De oude Romeynen en u Voor-Ouders zijn […] in wel tienmael meerder noot gheweest / en hebben even wel moet gegrepen en door haer wijs beleyt alles te boven gekomen : doet mede soo […]. (fol. B3 r.)
En laat u niet op een dwaalspoor brengen door het schijnbare succes van de Engelsen:
Stoot u daer niet aen / verflauwt u daer niet over / dat het u dit jaer soo qualijck en haer [de Engelsen] so wel heeft ghegaen : Gedenckt dat Godt met sijn Volck altijt soo ghehandelt heeft / en datter uwe Ouders oock soo gegaen ist met Spaengien in ’t eerste; dat en sijn immers geen teynenen [sic] van dattet haer altijt soo wel gelucken sal / o neen; Men segt immers ar [lees: in] Hollant voor een out spreeck woort Eerste winst is katte winst.
(fol. B3 r.)
verflauwt u daer niet over : laat u daardoor niet ontmoedigen
Het eerste gewin is kattengespin; een van de 10 à 15 spreekwoorden waarmee de pamflettist zijn werk lardeert. Met dergelijke bekende zegswijzen verhoogt hij de geloofwaardigheid van zijn beweringen en vergemakkelijkt hij de inprenting van zijn boodschap bij het publiek. De Latijnse en Franse spreuken vertaalt hij in het Nederlands; dit zou een aanwijzing kunnen zijn dat de pamflettist mikt op een breed publiek en ook lezers wil trekken die niet veel opleiding genoten hebben. Eenmaal in dit pamflet bedient de auteur zich van de taal van de vijand: ‘Speak fair and dinck wath ye wil: spreeckt schoon en denckt wat ghy wilt’ (fol. B v.), waarmee Raed maar wil zeggen dat je op die beloften van die mooipraters niet kunt vertrouwen.
Terug naar de rede tot de troepen. Raed benadrukt, dat regenten het goede voorbeeld moeten geven; hoe moet het het volk te moede zijn, als hun leiders al niet geloven in een goede afloop? Er is bovendien geen enkele reden om de hoop te laten varen: onze matrozen en timmerlieden doen in niets onder voor de Engelse. Nu is het tijd voor een belangrijke keuze:
[…] want ghy beleeft nu den tijt dat ghy moet kiesen of dat ghy haer moet onderdrucken / of dat sy u sullen onderdrucken
(fol. B3 v.)
Dat is de kern van de zaak. Vrede is feitelijk al een gepasseerd station; het wordt een gewapende vrede, waarin Nederland op zee tegen een Engelse hegemonie zal moeten blijven opboksen.
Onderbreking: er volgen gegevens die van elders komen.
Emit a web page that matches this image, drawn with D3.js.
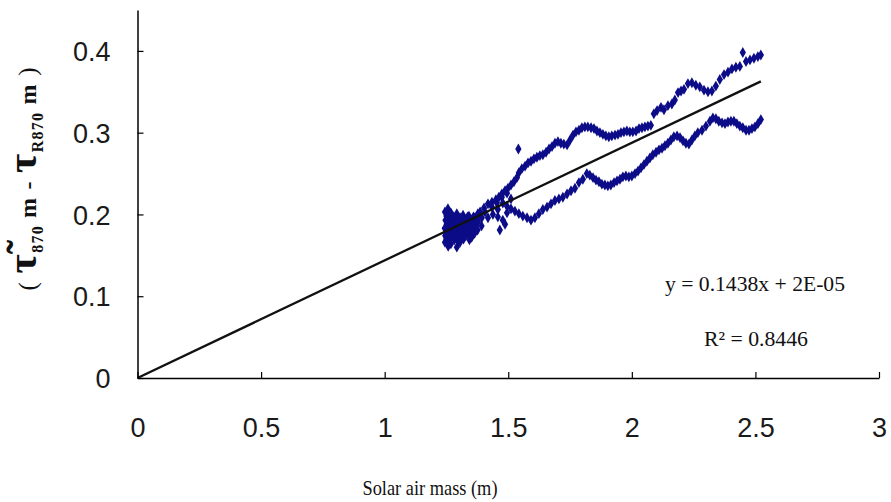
<!DOCTYPE html>
<html>
<head>
<meta charset="utf-8">
<script src="https://cdn.jsdelivr.net/npm/d3@7"></script>
<style>
  html, body { margin: 0; padding: 0; background: #fff; }
  svg { display: block; }
</style>
</head>
<body>
<svg id="chart" width="891" height="502"></svg>
<script>
// Axis ticks
const xTicks = [0, 0.5, 1, 1.5, 2, 2.5, 3];
const yTicks = [0, 0.1, 0.2, 0.3, 0.4];

// Fitted line y = slope * x + intercept
const slope = 0.1438;
const intercept = 0.00002;
const rSquared = 0.8446;
const fitRange = [0, 2.522];

// Dense group of observations at low air mass
const clusterPoints = [
  [1.244, 0.203], [1.246, 0.193], [1.243, 0.183], [1.245, 0.174], [1.244, 0.166],
  [1.250, 0.198], [1.251, 0.188], [1.249, 0.178], [1.250, 0.170],
  [1.256, 0.207], [1.257, 0.198], [1.255, 0.188], [1.258, 0.179], [1.256, 0.169], [1.257, 0.161],
  [1.262, 0.195], [1.263, 0.185], [1.261, 0.175], [1.262, 0.166],
  [1.268, 0.202], [1.269, 0.192], [1.267, 0.182], [1.270, 0.172], [1.268, 0.164],
  [1.274, 0.196], [1.275, 0.186], [1.273, 0.176],
  [1.280, 0.197], [1.281, 0.187], [1.279, 0.177], [1.282, 0.169],
  [1.286, 0.192], [1.287, 0.182], [1.285, 0.172],
  [1.292, 0.201], [1.293, 0.191], [1.291, 0.181], [1.294, 0.171], [1.292, 0.160],
  [1.298, 0.196], [1.299, 0.186], [1.297, 0.176], [1.299, 0.166],
  [1.305, 0.196], [1.304, 0.186], [1.306, 0.176], [1.305, 0.166],
  [1.311, 0.191], [1.312, 0.181], [1.310, 0.171],
  [1.317, 0.199], [1.318, 0.190], [1.316, 0.180], [1.319, 0.170],
  [1.323, 0.195], [1.324, 0.185], [1.322, 0.176],
  [1.329, 0.193], [1.330, 0.183], [1.328, 0.174],
  [1.335, 0.197], [1.336, 0.187], [1.334, 0.178],
  [1.341, 0.198], [1.342, 0.188], [1.340, 0.179], [1.343, 0.169],
  [1.347, 0.194], [1.348, 0.184], [1.346, 0.175],
  [1.353, 0.191], [1.354, 0.181], [1.352, 0.172],
  [1.359, 0.197], [1.360, 0.187], [1.358, 0.178],
  [1.365, 0.196], [1.366, 0.186], [1.364, 0.177],
  [1.371, 0.192], [1.372, 0.182],
  [1.377, 0.201], [1.378, 0.191], [1.376, 0.181],
  [1.393, 0.196], [1.392, 0.186],
  [1.386, 0.199], [1.406, 0.203], [1.418, 0.196], [1.434, 0.209], [1.438, 0.200],
  [1.454, 0.214], [1.458, 0.206], [1.458, 0.197], [1.474, 0.221], [1.478, 0.193],
  [1.466, 0.181], [1.495, 0.226], [1.495, 0.202], [1.487, 0.188], [1.511, 0.219],
  [1.541, 0.280]
];

// Upper branch
const upperPoints = [
  [1.386, 0.203], [1.402, 0.208], [1.418, 0.213], [1.434, 0.215], [1.450, 0.218],
  [1.462, 0.221], [1.474, 0.225], [1.487, 0.229], [1.499, 0.232], [1.511, 0.236],
  [1.523, 0.240], [1.535, 0.245], [1.543, 0.251], [1.555, 0.256], [1.568, 0.259],
  [1.580, 0.263], [1.592, 0.265], [1.604, 0.268], [1.616, 0.270], [1.628, 0.272],
  [1.640, 0.273], [1.653, 0.276], [1.665, 0.280], [1.677, 0.283], [1.689, 0.287],
  [1.701, 0.289], [1.713, 0.287], [1.725, 0.286], [1.738, 0.285], [1.750, 0.291],
  [1.762, 0.297], [1.774, 0.301], [1.786, 0.303], [1.798, 0.306], [1.810, 0.307],
  [1.822, 0.307], [1.835, 0.306], [1.847, 0.305], [1.859, 0.302], [1.871, 0.300],
  [1.883, 0.298], [1.895, 0.296], [1.907, 0.295], [1.919, 0.296], [1.932, 0.297],
  [1.944, 0.298], [1.956, 0.300], [1.968, 0.301], [1.980, 0.302], [1.992, 0.301],
  [2.004, 0.301], [2.017, 0.302], [2.029, 0.305], [2.041, 0.306], [2.053, 0.307],
  [2.065, 0.308], [2.077, 0.309], [2.089, 0.323], [2.102, 0.327], [2.118, 0.331],
  [2.130, 0.328], [2.146, 0.333], [2.162, 0.335], [2.174, 0.340], [2.187, 0.349],
  [2.199, 0.351], [2.211, 0.353], [2.227, 0.360], [2.243, 0.361], [2.259, 0.358],
  [2.275, 0.356], [2.292, 0.352], [2.308, 0.350], [2.324, 0.351], [2.340, 0.357],
  [2.356, 0.365], [2.373, 0.371], [2.389, 0.374], [2.405, 0.378], [2.421, 0.380],
  [2.437, 0.381], [2.449, 0.398], [2.462, 0.387], [2.478, 0.389], [2.494, 0.391],
  [2.510, 0.393], [2.522, 0.395]
];

// Lower branch
const lowerPoints = [
  [1.478, 0.214], [1.495, 0.210], [1.511, 0.207], [1.527, 0.204], [1.543, 0.201],
  [1.559, 0.198], [1.576, 0.196], [1.592, 0.193], [1.608, 0.196], [1.624, 0.201],
  [1.640, 0.206], [1.657, 0.209], [1.673, 0.213], [1.689, 0.217], [1.705, 0.219],
  [1.721, 0.221], [1.738, 0.225], [1.754, 0.229], [1.770, 0.232], [1.786, 0.239],
  [1.802, 0.243], [1.818, 0.250], [1.830, 0.248], [1.843, 0.245], [1.855, 0.242],
  [1.867, 0.240], [1.879, 0.237], [1.891, 0.236], [1.903, 0.235], [1.915, 0.236],
  [1.928, 0.239], [1.940, 0.241], [1.952, 0.243], [1.964, 0.246], [1.976, 0.247],
  [1.988, 0.246], [2.000, 0.247], [2.013, 0.250], [2.025, 0.253], [2.037, 0.257],
  [2.049, 0.261], [2.061, 0.265], [2.073, 0.269], [2.085, 0.273], [2.098, 0.276],
  [2.110, 0.279], [2.122, 0.281], [2.134, 0.284], [2.146, 0.287], [2.158, 0.291],
  [2.170, 0.295], [2.183, 0.296], [2.195, 0.294], [2.207, 0.290], [2.219, 0.287],
  [2.231, 0.286], [2.243, 0.291], [2.255, 0.296], [2.267, 0.300], [2.284, 0.303],
  [2.300, 0.308], [2.316, 0.314], [2.328, 0.318], [2.340, 0.317], [2.352, 0.314],
  [2.365, 0.312], [2.377, 0.311], [2.389, 0.313], [2.401, 0.314], [2.413, 0.314],
  [2.425, 0.311], [2.437, 0.308], [2.449, 0.306], [2.462, 0.303], [2.474, 0.303],
  [2.486, 0.305], [2.498, 0.307], [2.510, 0.311], [2.522, 0.316]
];

const svg = d3.select("#chart");
const plot = { left: 137.5, right: 879, top: 10, bottom: 378 };

const x = d3.scaleLinear().domain([0, 3]).range([plot.left, plot.right]);
const y = d3.scaleLinear().domain([0, 0.45]).range([plot.bottom, plot.top]);

const markerColor = "#0c0c88";

// Observations
const diamond = d3.symbol().type(d3.symbolDiamond).size(34);
const allPoints = clusterPoints.concat(upperPoints, lowerPoints);
svg.append("g")
  .selectAll("path")
  .data(allPoints)
  .join("path")
  .attr("d", diamond)
  .attr("transform", d => `translate(${x(d[0])},${y(d[1])})`)
  .attr("fill", markerColor);

// Linear fit
svg.append("line")
  .attr("x1", x(fitRange[0]))
  .attr("y1", y(slope * fitRange[0] + intercept))
  .attr("x2", x(fitRange[1]))
  .attr("y2", y(slope * fitRange[1] + intercept))
  .attr("stroke", "#111")
  .attr("stroke-width", 2.3);

// Axes
const xAxis = d3.axisBottom(x).tickValues(xTicks).tickSizeInner(-6).tickSizeOuter(0)
  .tickFormat(d3.format("~g"));
const yAxis = d3.axisLeft(y).tickValues(yTicks).tickSizeInner(-6).tickSizeOuter(0)
  .tickFormat(d3.format("~g"));

const gx = svg.append("g").attr("transform", `translate(0,${plot.bottom})`).call(xAxis);
const gy = svg.append("g").attr("transform", `translate(${plot.left},0)`).call(yAxis);

[gx, gy].forEach(g => {
  g.select(".domain").attr("stroke", "#000").attr("stroke-width", 1.5);
  g.selectAll(".tick line").attr("stroke", "#000").attr("stroke-width", 1.2);
  g.selectAll(".tick text")
    .attr("font-family", "'Liberation Sans', Arial, sans-serif")
    .attr("font-size", 27)
    .attr("fill", "#1a1a1a");
});
gx.selectAll(".tick text").attr("y", 0).attr("dy", 0)
  .attr("transform", "translate(0,59)");
gy.selectAll(".tick text").attr("x", -27).attr("dy", "0.36em");

// Axis titles
svg.append("text")
  .attr("x", 430)
  .attr("y", 495)
  .attr("text-anchor", "middle")
  .attr("font-family", "'Liberation Serif', 'Times New Roman', serif")
  .attr("font-size", 21)
  .attr("textLength", 135)
  .attr("lengthAdjust", "spacingAndGlyphs")
  .attr("fill", "#111")
  .text("Solar air mass (m)");

const yTitle = svg.append("text")
  .attr("transform", "translate(36,179) rotate(-90)")
  .attr("text-anchor", "middle")
  .attr("font-family", "'Liberation Serif', 'Times New Roman', serif")
  .attr("font-weight", "bold")
  .attr("fill", "#111")
  .attr("textLength", 223)
  .attr("lengthAdjust", "spacing");
yTitle.append("tspan").attr("font-size", 25).attr("font-weight", "normal").text("(  ");
yTitle.append("tspan").attr("font-size", 42).text("\u03C4\u0303");
yTitle.append("tspan").attr("font-size", 16).attr("dy", 7).text("870");
yTitle.append("tspan").attr("font-size", 24).attr("dy", -7).text(" m - ");
yTitle.append("tspan").attr("font-size", 42).text("\u03C4");
yTitle.append("tspan").attr("font-size", 16).attr("dy", 7).text("R870");
yTitle.append("tspan").attr("font-size", 24).attr("dy", -7).text(" m");
yTitle.append("tspan").attr("font-size", 25).attr("font-weight", "normal").text("  )");

// Regression annotation
const eqFont = "'Liberation Serif', 'Times New Roman', serif";
svg.append("text")
  .attr("x", 665).attr("y", 291)
  .attr("font-family", eqFont).attr("font-size", 21).attr("fill", "#111")
  .attr("textLength", 180).attr("lengthAdjust", "spacingAndGlyphs")
  .text(`y = ${slope}x + 2E-05`);
svg.append("text")
  .attr("x", 704).attr("y", 346)
  .attr("font-family", eqFont).attr("font-size", 21).attr("fill", "#111")
  .attr("textLength", 104).attr("lengthAdjust", "spacingAndGlyphs")
  .text(`R\u00B2 = ${rSquared}`);
</script>
</body>
</html>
Nu we op dit cruciale punt in het pamflet zijn aangekomen, past een korte terugblik, zodat de tactiek van de pamflettist nog duidelijker aan het licht komt. Hij heeft gedaan wat iedereen doet die zijn medemensen wil waarschuwen voor de gevolgen van hun houding en gedrag. In de eerste plaats geeft hij in het openingsfragment een overzicht van de feiten: de toestand waarin het vaderland zich bevindt als gevolg van de Engelse kwestie. Dit feitenrelaas legt hij voornamelijk in de mond van Winter (fol. A2 v.). Hierna komt Raed (fol. A3 r.) met zijn belangrijkste stelling: om de handel van de Republiek veilig te stellen moet de strijd zich verplaatsen van de conferentiezaal naar zee. Vervolgens schildert hij een inktzwart beeld van de economische rampen die het vaderland zullen treffen als de Republiek zal volharden in haar slappe houding tegenover de vijand (fol. A3 v. – A4 v.). Dat gezegd zijnde schetst Raed, in wat ik de Item-lijst gedoopt heb (fol. A4 v. – B r.), een ideaalbeeld van de situatie die ontstaat als Nederland de vijand wel voortvarend zal aanpakken: verregaande concessies van Engeland bij nieuwe vredesbesprekingen. Tussen al deze bedrijven door worden de Engelsen ook nog op allerlei manieren geblameerd en gediskwalificeerd, bijvoorbeeld in het fragment op fol. B v. – B2 r., waarin Raed hen dieven en moordenaars noemt. Onderhandelen met zo´n diep verdorven natie is om twee redenen ongewenst: het levert niets op en het is moreel verwerpelijk. Ten slotte volgt de lange en felle ‘rede tot de troepen’ (fol. B2 v. – B3 v.) waarin Raed de regenten de moed probeert in te pompen die noodzakelijk is om te komen tot het door hem gewenste gedrag. Dit alles sorteert effect, zoals we zullen lezen.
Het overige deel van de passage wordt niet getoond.